▶ Aim of the task:
The records below must be written out exactly, with every picture left behind.

▶ Data lines:
····················
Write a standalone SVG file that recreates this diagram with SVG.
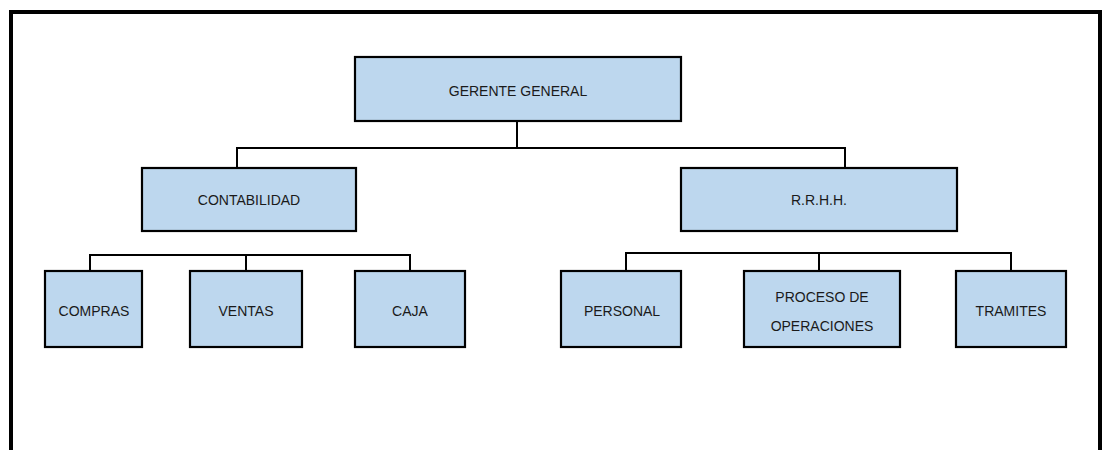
<svg xmlns="http://www.w3.org/2000/svg" width="1108" height="450" viewBox="0 0 1108 450">
<style>
.box{fill:#BDD7EE;stroke:#000;stroke-width:2.2}
.lbl{font-family:"Liberation Sans",Arial,sans-serif;font-size:14px;fill:#1a1a1a;text-anchor:middle;dominant-baseline:central}
.con{fill:none;stroke:#000;stroke-width:2}
</style>
<rect x="0" y="0" width="1108" height="450" fill="#fff"/>
<rect id="frame" x="11" y="12" width="1089" height="460" fill="none" stroke="#000" stroke-width="4"/>
<g id="connectors">
<path class="con" d="M517 121 V148 M237 168 V148 H845 V168"/>
<path class="con" d="M90 270 V255 H410 V270 M246 255 V270"/>
<path class="con" d="M626 271 V253 H1011 V271 M819 253 V271"/>
</g>
<g id="gerente"><rect class="box" x="355" y="57" width="326" height="64"/><text class="lbl" x="518" y="91">GERENTE GENERAL</text></g>
<g id="contabilidad"><rect class="box" x="142" y="168" width="214" height="63"/><text class="lbl" x="249" y="200">CONTABILIDAD</text></g>
<g id="rrhh"><rect class="box" x="681" y="168" width="276" height="63"/><text class="lbl" x="819" y="200">R.R.H.H.</text></g>
<g id="compras"><rect class="box" x="45" y="271" width="97" height="76"/><text class="lbl" x="94" y="311">COMPRAS</text></g>
<g id="ventas"><rect class="box" x="190" y="271" width="112" height="76"/><text class="lbl" x="246" y="311">VENTAS</text></g>
<g id="caja"><rect class="box" x="355" y="271" width="110" height="76"/><text class="lbl" x="410" y="311">CAJA</text></g>
<g id="personal"><rect class="box" x="561" y="271" width="120" height="76"/><text class="lbl" x="622" y="311">PERSONAL</text></g>
<g id="proceso"><rect class="box" x="744" y="271" width="156" height="76"/><text class="lbl" x="822" y="297">PROCESO DE</text><text class="lbl" x="822" y="326">OPERACIONES</text></g>
<g id="tramites"><rect class="box" x="956" y="271" width="110" height="76"/><text class="lbl" x="1011" y="311">TRAMITES</text></g>
</svg>
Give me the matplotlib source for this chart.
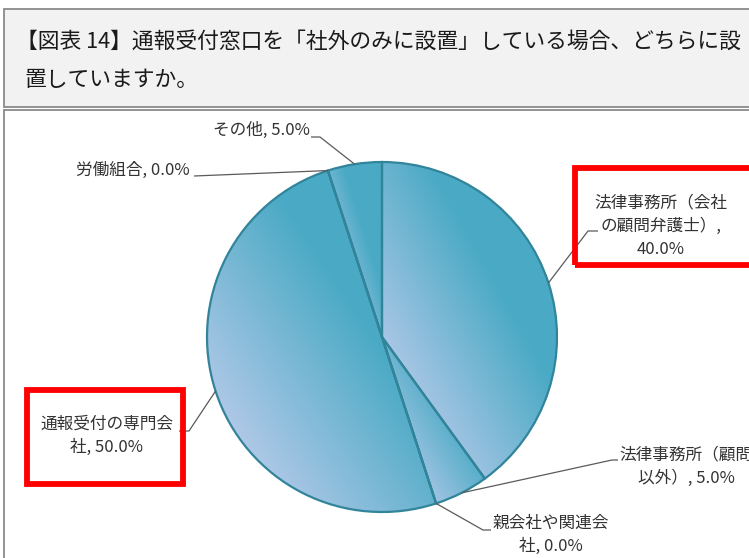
····················
▶ Answer to this task:
Write a standalone SVG file that recreates this diagram with SVG.
<svg xmlns="http://www.w3.org/2000/svg" width="1108" height="450" viewBox="0 0 1108 450">
<style>
.box{fill:#BDD7EE;stroke:#000;stroke-width:2.2}
.lbl{font-family:"Liberation Sans",Arial,sans-serif;font-size:14px;fill:#1a1a1a;text-anchor:middle;dominant-baseline:central}
.con{fill:none;stroke:#000;stroke-width:2}
</style>
<rect x="0" y="0" width="1108" height="450" fill="#fff"/>
<rect id="frame" x="11" y="12" width="1089" height="460" fill="none" stroke="#000" stroke-width="4"/>
<g id="connectors">
<path class="con" d="M517 121 V148 M237 168 V148 H845 V168"/>
<path class="con" d="M90 270 V255 H410 V270 M246 255 V270"/>
<path class="con" d="M626 271 V253 H1011 V271 M819 253 V271"/>
</g>
<g id="gerente"><rect class="box" x="355" y="57" width="326" height="64"/><text class="lbl" x="518" y="91">GERENTE GENERAL</text></g>
<g id="contabilidad"><rect class="box" x="142" y="168" width="214" height="63"/><text class="lbl" x="249" y="200">CONTABILIDAD</text></g>
<g id="rrhh"><rect class="box" x="681" y="168" width="276" height="63"/><text class="lbl" x="819" y="200">R.R.H.H.</text></g>
<g id="compras"><rect class="box" x="45" y="271" width="97" height="76"/><text class="lbl" x="94" y="311">COMPRAS</text></g>
<g id="ventas"><rect class="box" x="190" y="271" width="112" height="76"/><text class="lbl" x="246" y="311">VENTAS</text></g>
<g id="caja"><rect class="box" x="355" y="271" width="110" height="76"/><text class="lbl" x="410" y="311">CAJA</text></g>
<g id="personal"><rect class="box" x="561" y="271" width="120" height="76"/><text class="lbl" x="622" y="311">PERSONAL</text></g>
<g id="proceso"><rect class="box" x="744" y="271" width="156" height="76"/><text class="lbl" x="822" y="297">PROCESO DE</text><text class="lbl" x="822" y="326">OPERACIONES</text></g>
<g id="tramites"><rect class="box" x="956" y="271" width="110" height="76"/><text class="lbl" x="1011" y="311">TRAMITES</text></g>
</svg>
Give me the matplotlib source for this chart.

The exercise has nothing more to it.